I mean, I hear what you're saying, but I honestly find it a little hard to believe that you could get through DA:O on Nightmare without really specialising beyond optimising NPCs in their natural direction... not unless you were hardcore using exploits and kiting. For some people, that's perfectly fun, but for me it's super unimmersive to play ring around the rosy with a dragon.
Every video I've seen of people beating DA:O on Nightmare has basically looked like that.
Really? I mean, there's not much in building an efficient party in DA:O. A tank (Alistair, Warrior PC, if you're more experienced Shale or Sten can do it too) (just put talents in warrior and weapon and shield trees, you end up maxing them both by the end of the game), a Rogue Archer (just specialize Leliana in Archery), a mage, preferably with some healing (Wynne or Morrigan can both be used). You can easily beat Nightmare with a setup like this, if you know what you're doing more or less. No kiting, just threat management (keep aggro on the tank, which is on Heal + Regeneration), the rest attack from a distance. Piece of cake.
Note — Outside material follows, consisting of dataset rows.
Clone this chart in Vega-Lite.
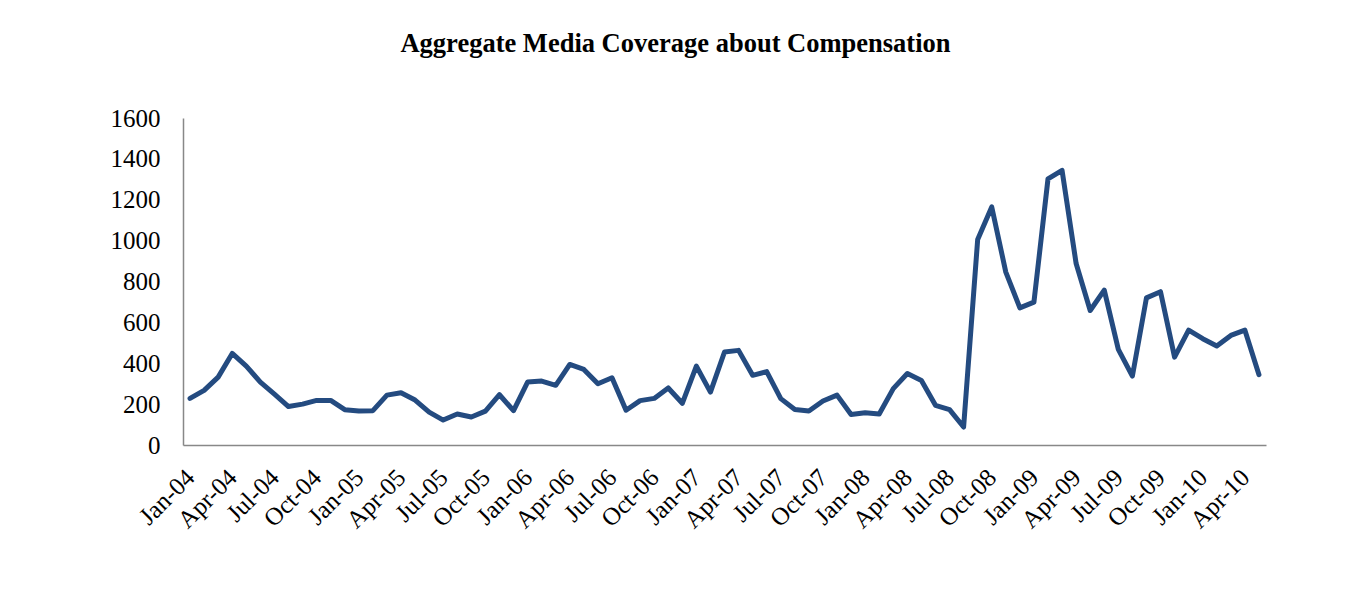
{
  "$schema": "https://vega.github.io/schema/vega-lite/v6.json",
  "autosize": {"type": "none"},
  "padding": {"left": 183, "top": 118, "right": 86, "bottom": 171},
  "width": 1083,
  "height": 327,
  "background": "white",
  "title": {
    "text": "Aggregate Media Coverage about Compensation",
    "font": "Liberation Serif",
    "fontSize": 26.5,
    "fontWeight": "bold",
    "color": "black",
    "anchor": "middle",
    "dx": -49,
    "baseline": "alphabetic",
    "offset": 28
  },
  "data": {
    "values": [
      {"month": "Jan-04", "count": 228}, {"month": "Feb-04", "count": 267}, {"month": "Mar-04", "count": 332},
      {"month": "Apr-04", "count": 448}, {"month": "May-04", "count": 386}, {"month": "Jun-04", "count": 308},
      {"month": "Jul-04", "count": 249}, {"month": "Aug-04", "count": 188}, {"month": "Sep-04", "count": 200},
      {"month": "Oct-04", "count": 218}, {"month": "Nov-04", "count": 218}, {"month": "Dec-04", "count": 173},
      {"month": "Jan-05", "count": 166}, {"month": "Feb-05", "count": 168}, {"month": "Mar-05", "count": 244},
      {"month": "Apr-05", "count": 256}, {"month": "May-05", "count": 220}, {"month": "Jun-05", "count": 161},
      {"month": "Jul-05", "count": 122}, {"month": "Aug-05", "count": 152}, {"month": "Sep-05", "count": 137},
      {"month": "Oct-05", "count": 166}, {"month": "Nov-05", "count": 246}, {"month": "Dec-05", "count": 168},
      {"month": "Jan-06", "count": 308}, {"month": "Feb-06", "count": 313}, {"month": "Mar-06", "count": 292},
      {"month": "Apr-06", "count": 394}, {"month": "May-06", "count": 370}, {"month": "Jun-06", "count": 300},
      {"month": "Jul-06", "count": 329}, {"month": "Aug-06", "count": 170}, {"month": "Sep-06", "count": 217},
      {"month": "Oct-06", "count": 228}, {"month": "Nov-06", "count": 279}, {"month": "Dec-06", "count": 204},
      {"month": "Jan-07", "count": 386}, {"month": "Feb-07", "count": 259}, {"month": "Mar-07", "count": 455},
      {"month": "Apr-07", "count": 463}, {"month": "May-07", "count": 341}, {"month": "Jun-07", "count": 359},
      {"month": "Jul-07", "count": 227}, {"month": "Aug-07", "count": 174}, {"month": "Sep-07", "count": 166},
      {"month": "Oct-07", "count": 215}, {"month": "Nov-07", "count": 244}, {"month": "Dec-07", "count": 149},
      {"month": "Jan-08", "count": 158}, {"month": "Feb-08", "count": 152}, {"month": "Mar-08", "count": 276},
      {"month": "Apr-08", "count": 350}, {"month": "May-08", "count": 316}, {"month": "Jun-08", "count": 194},
      {"month": "Jul-08", "count": 173}, {"month": "Aug-08", "count": 88}, {"month": "Sep-08", "count": 1005},
      {"month": "Oct-08", "count": 1165}, {"month": "Nov-08", "count": 846}, {"month": "Dec-08", "count": 671},
      {"month": "Jan-09", "count": 699}, {"month": "Feb-09", "count": 1302}, {"month": "Mar-09", "count": 1344},
      {"month": "Apr-09", "count": 888}, {"month": "May-09", "count": 658}, {"month": "Jun-09", "count": 758},
      {"month": "Jul-09", "count": 468}, {"month": "Aug-09", "count": 337}, {"month": "Sep-09", "count": 720},
      {"month": "Oct-09", "count": 750}, {"month": "Nov-09", "count": 430}, {"month": "Dec-09", "count": 562},
      {"month": "Jan-10", "count": 520}, {"month": "Feb-10", "count": 484}, {"month": "Mar-10", "count": 536},
      {"month": "Apr-10", "count": 562}, {"month": "May-10", "count": 344}
    ]
  },
  "mark": {"type": "line", "color": "#244B80", "strokeWidth": 5, "strokeJoin": "round", "strokeCap": "round"},
  "encoding": {
    "x": {
      "field": "month",
      "type": "ordinal",
      "sort": null,
      "scale": {"type": "point", "padding": 0.5},
      "axis": {
        "title": null,
        "values": ["Jan-04","Apr-04","Jul-04","Oct-04","Jan-05","Apr-05","Jul-05","Oct-05","Jan-06","Apr-06","Jul-06","Oct-06","Jan-07","Apr-07","Jul-07","Oct-07","Jan-08","Apr-08","Jul-08","Oct-08","Jan-09","Apr-09","Jul-09","Oct-09","Jan-10","Apr-10"],
        "labelAngle": -45,
        "labelAlign": "right",
        "labelBaseline": "middle",
        "labelPadding": 28,
        "labelFont": "Liberation Serif",
        "labelFontSize": 25,
        "labelColor": "black",
        "labelOverlap": false,
        "ticks": false,
        "domainColor": "#888888",
        "domainWidth": 1.5,
        "grid": false
      }
    },
    "y": {
      "field": "count",
      "type": "quantitative",
      "scale": {"domain": [0, 1600], "nice": false},
      "axis": {
        "title": null,
        "format": "d",
        "values": [0, 200, 400, 600, 800, 1000, 1200, 1400, 1600],
        "labelFont": "Liberation Serif",
        "labelFontSize": 25,
        "labelColor": "black",
        "labelPadding": 23,
        "ticks": false,
        "domainColor": "#888888",
        "domainWidth": 1.5,
        "grid": false
      }
    }
  },
  "config": {"view": {"stroke": null}}
}
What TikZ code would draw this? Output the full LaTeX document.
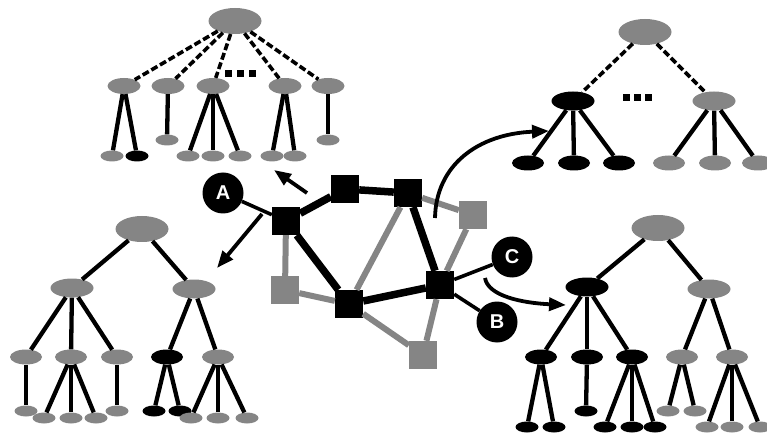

I can safely say, that I never did more than just develop companions abilities in they natural direction.
DA2 is much more demanding when it comes to actually beating it on Nightmare, because of far greater number of enemies, broken friendly fire, harder threat management (no more spamming Taunt, cooldown is too long), mages/rogues one shotting party members and limited healing. Here you actually need to know what you're doing. Without some knowledge, you're going to struggle, because enemies will overrun you.
It still doesn't require you to use any type of specialized builds though.